L’Opus 15 fut composé dans les années pragoises par un homme de quarante-trois ans en pleine possession de son art, alors affranchi de l’influence de Brahms. Sa forme est celle d’une suite enchaînée de courtes séquences que le Quatuor Johannes donne dans une articulation coulée, avec un son fort travaillé, lyrique sans excès, parfois plus tragique que romantique, de façon plutôt pudique et rigoureuse. Rien ici du chatoiement orgiaque jugé souvent nécessaire à cette musique, mais au contraire une certaine retenue, quelques passages feutrés, dans une grande délicatesse. Formant un bel ensemble, Johannes bénéficie d’un premier violon à la riche palette dynamique (Frédéric Angleraux), avec des aigus toujours parfaitement réalisés, mais quelques soucis de justesse dans le haut-médium. Nous apprécions tout particulièrement le jeu exemplaire de Nicolas Mouret à l’alto, à l’expressivité savamment dosée et d’une fiabilité absolue. Il semblerait que la nouvelle génération d’altistes jouisse d’un excellent niveau, comptant parmi ses représentants les musiciens des quatuors Johannes, Ébène et Diotima.

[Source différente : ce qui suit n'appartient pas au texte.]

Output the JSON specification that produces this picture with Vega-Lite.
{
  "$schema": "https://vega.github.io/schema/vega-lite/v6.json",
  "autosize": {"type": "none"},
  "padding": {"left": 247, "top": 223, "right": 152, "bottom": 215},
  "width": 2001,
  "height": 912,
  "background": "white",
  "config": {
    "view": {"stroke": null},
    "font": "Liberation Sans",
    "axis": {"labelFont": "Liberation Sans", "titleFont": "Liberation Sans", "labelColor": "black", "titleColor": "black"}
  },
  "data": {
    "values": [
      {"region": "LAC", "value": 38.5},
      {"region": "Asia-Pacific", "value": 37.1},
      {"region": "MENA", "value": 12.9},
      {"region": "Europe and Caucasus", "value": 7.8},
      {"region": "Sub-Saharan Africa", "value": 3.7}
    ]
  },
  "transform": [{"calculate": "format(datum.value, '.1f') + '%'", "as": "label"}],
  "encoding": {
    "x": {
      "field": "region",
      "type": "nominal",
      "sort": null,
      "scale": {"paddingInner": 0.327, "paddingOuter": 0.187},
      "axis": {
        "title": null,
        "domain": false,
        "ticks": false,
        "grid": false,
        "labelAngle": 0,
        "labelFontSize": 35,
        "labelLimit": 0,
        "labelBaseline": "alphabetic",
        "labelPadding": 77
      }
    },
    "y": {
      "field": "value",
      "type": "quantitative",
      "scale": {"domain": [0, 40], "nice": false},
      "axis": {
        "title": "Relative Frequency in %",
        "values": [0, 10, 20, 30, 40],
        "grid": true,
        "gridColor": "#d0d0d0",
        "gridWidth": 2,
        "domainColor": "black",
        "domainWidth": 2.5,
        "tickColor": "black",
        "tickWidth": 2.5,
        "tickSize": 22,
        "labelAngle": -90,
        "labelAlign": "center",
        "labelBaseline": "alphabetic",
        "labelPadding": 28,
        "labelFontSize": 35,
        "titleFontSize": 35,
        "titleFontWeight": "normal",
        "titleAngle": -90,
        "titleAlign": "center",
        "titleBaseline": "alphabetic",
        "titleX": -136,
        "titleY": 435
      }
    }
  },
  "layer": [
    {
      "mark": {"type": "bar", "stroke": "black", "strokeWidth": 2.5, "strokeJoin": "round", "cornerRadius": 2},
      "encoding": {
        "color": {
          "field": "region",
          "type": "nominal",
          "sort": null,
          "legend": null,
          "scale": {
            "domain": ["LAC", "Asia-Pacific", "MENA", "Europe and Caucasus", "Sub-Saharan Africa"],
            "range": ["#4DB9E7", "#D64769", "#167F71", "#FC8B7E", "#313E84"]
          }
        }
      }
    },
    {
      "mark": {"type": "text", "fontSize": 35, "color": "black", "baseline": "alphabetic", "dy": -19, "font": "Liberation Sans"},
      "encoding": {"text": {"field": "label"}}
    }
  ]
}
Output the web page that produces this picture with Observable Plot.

Après un court entracte, Raphaël Oleg rejoint nos quartettistes pour deux mouvements extraits de deux quintettes perdus de 1894 et 1896. Zemlinsky est un tout jeune homme lorsqu’il écrit ces pages où l’on reconnaît l’évident héritage de Brahms, mais aussi les traces de Mendelssohn et de Mahler. Oleg s’affirme avec une sonorité plutôt claire, parfois un rien acide, qui par elle seule annonce des œuvres plus tardives, enveloppées d’une chair plus moelleuse. Pour conclure, nous entendons le Quintette en sol majeur Op.111 que Johannes Brahms achevait en 1890, soit dans sa dernière période que certains commentateurs qualifièrent d’austère en comparaison des débordements verbeux qui la précédèrent. C’est un choix judicieux, car cette œuvre inquiète déjà la tonalité, pour ainsi dire, de même que les sonates de l’Opus 120 (clarinette et piano). Si le solo de violoncelle de l’Allegro déçoit par une indéniable carence d’homogénéité du son, l’interprétation demeure en générale équilibrée, offrant des phrases magistralement menées par Nicolas Mouret. Un vivace moins tiède ne fâcherait personne, toutefois.